The CDF estimate is given by

$\hat{F}(y) = G(\hat{u})$

where G is the baseline distribution. The approximate standard error of $\hat{F}(y)$ is computed as in Meeker and Escobar (1998, Section 8.4.3) as

$\mr{SE}_{\hat{F}}=\frac{g(\hat{u})}{\hat{\sigma }} \left[ \mr{Var}(\mb{x}^\prime \hat{\bbeta }) + 2\hat{u}\mr{Cov}(\mb{x}^\prime \hat{\bbeta }, \hat{\sigma }) + \hat{u}^2\mr{Var}(\hat{\sigma })\right]^\frac {1}{2}$

where g is the probability density function corresponding to G. Two-sided $(1-\alpha )\times 100\%$ confidence limits are given by

$[F_ L,\; \; F_ U] = \left[\frac{\hat{F}}{\hat{F}+(1-\hat{F})\times w},\; \; \frac{\hat{F}}{\hat{F}+(1-\hat{F})/ w} \right]$

where

$w = \exp \left[\frac{z_{1-\alpha /2}\mr{SE}_{\hat{F}}}{\hat{F}(1-\hat{F})} \right]$

and $z_ p$ is the $p\times 100$ percentile of the standard normal distribution. The quantities $\mr{Var}(\mb{x}^\prime \hat{\bbeta })$ , $\mr{Cov}(\mb{x}^\prime \hat{\bbeta }, \hat{\sigma })$ , and $\mr{Var}(\hat{\sigma })$ are computed based on the covariance matrix of the estimated parameter vector $(\hat{\bbeta }, \hat{\sigma } )$ .

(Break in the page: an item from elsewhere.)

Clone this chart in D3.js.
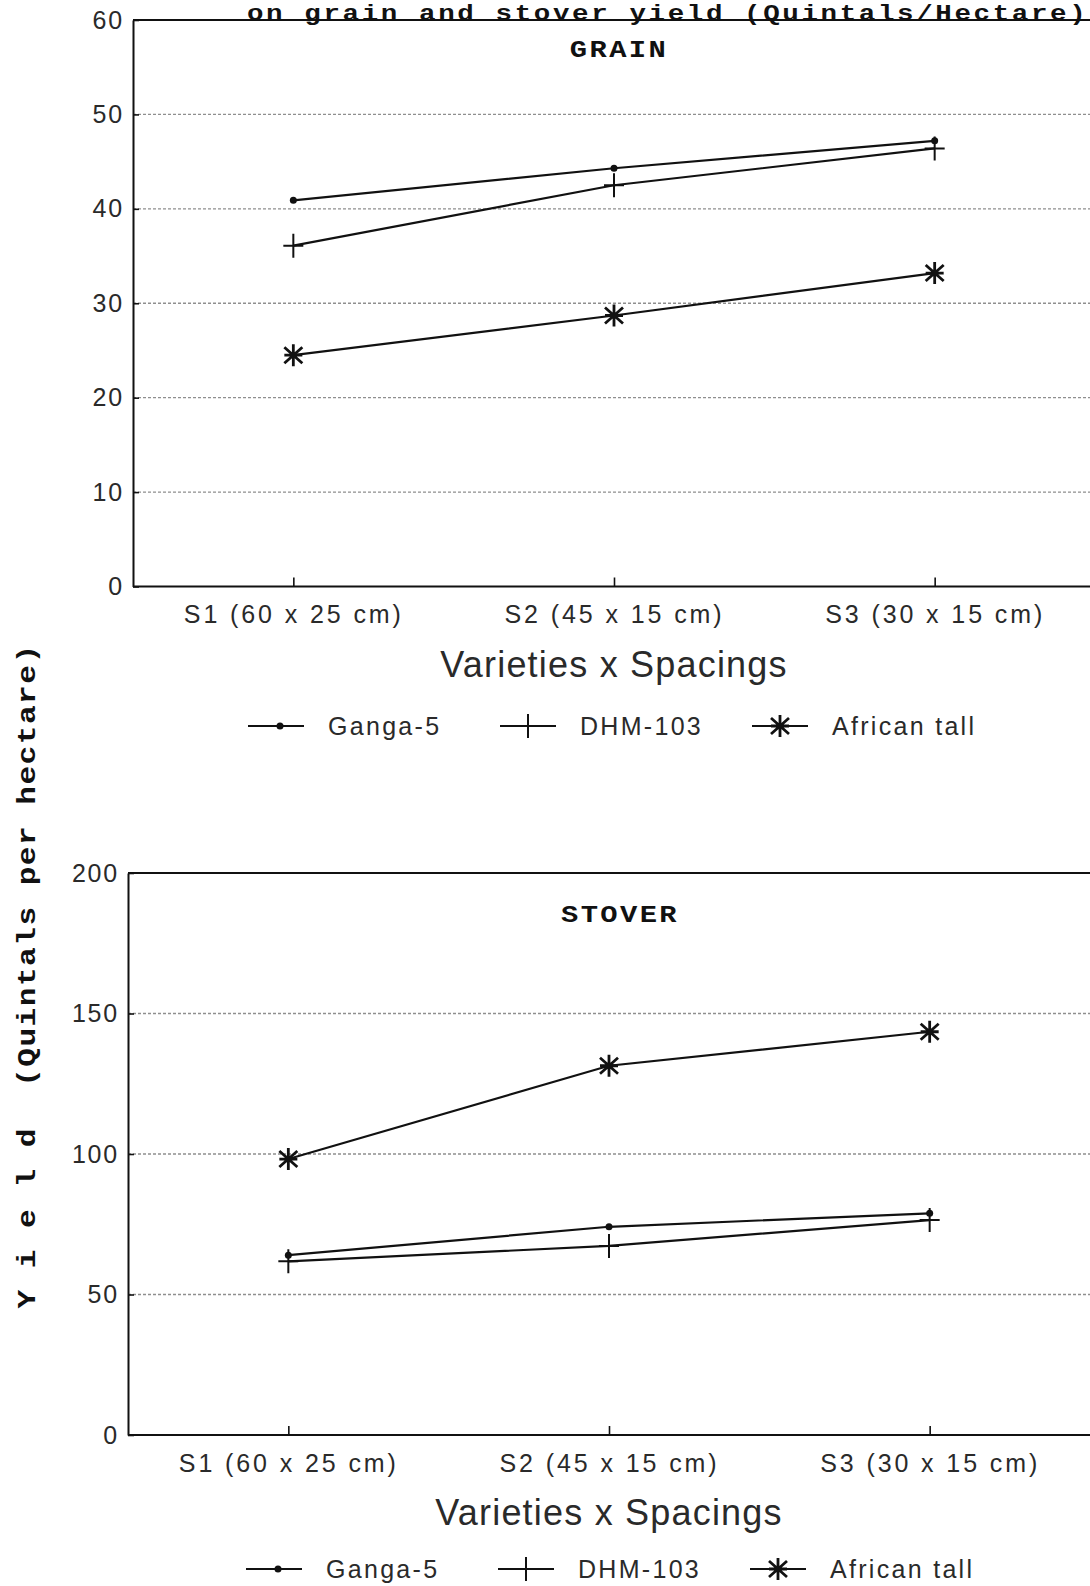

Confidence Limits for Percentiles

If the HCL option is specified in the PROBPLOT statement, confidence limits based on estimated distribution percentiles instead of the default CDF limits are displayed in the probability plot.

For location-scale distributions, the estimated $p\times 100$ percentile of the distribution F is given by

$y_ p = \mb{x}^\prime \hat{\bbeta } + G^{-1}(p)\hat{\sigma }$

where G is the baseline distribution and the column vector $\mb{x}$ of covariate values is determined by the rules summarized in the section XDATA= Data Set. The standard error of $y_ p$ is estimated by $\mr{SE}_ y = z^\prime \Sigma z$ where $\mb{z}=(\mb{x}^\prime , G^{-1}(p))^\prime$ and $\Sigma$ is the covariance matrix of the parameter estimates $(\hat{\bbeta }^\prime , \hat{\sigma })^\prime$ . Two-sided $(1-\alpha )\times 100\%$ confidence limits for $y_ p$ are given by

$[y_ L,\; \; y_ U] = [ y_ p - z_{1-\alpha /2}\mr{SE}_ y,\; \; y_ p + z_{1-\alpha /2}\mr{SE}_ y]$

For distributions of type log-location-scale, the confidence limits are computed as

$[t_ L=\exp (y_ L),\; \; t_ U=\exp (y_ U)]$

For example, if T has the Weibull distribution, G is the standardized extreme value distribution, $[y_ L,\; \; y_ U]$ are confidence limits for the $p\times 100$ percentile of the extreme value distribution for $\log (T)$ , and $[t_ L=\exp (y_ L),\; \; t_ U=\exp (y_ U)]$ are confidence limits for the $p\times 100$ percentile of the Weibull distribution for T.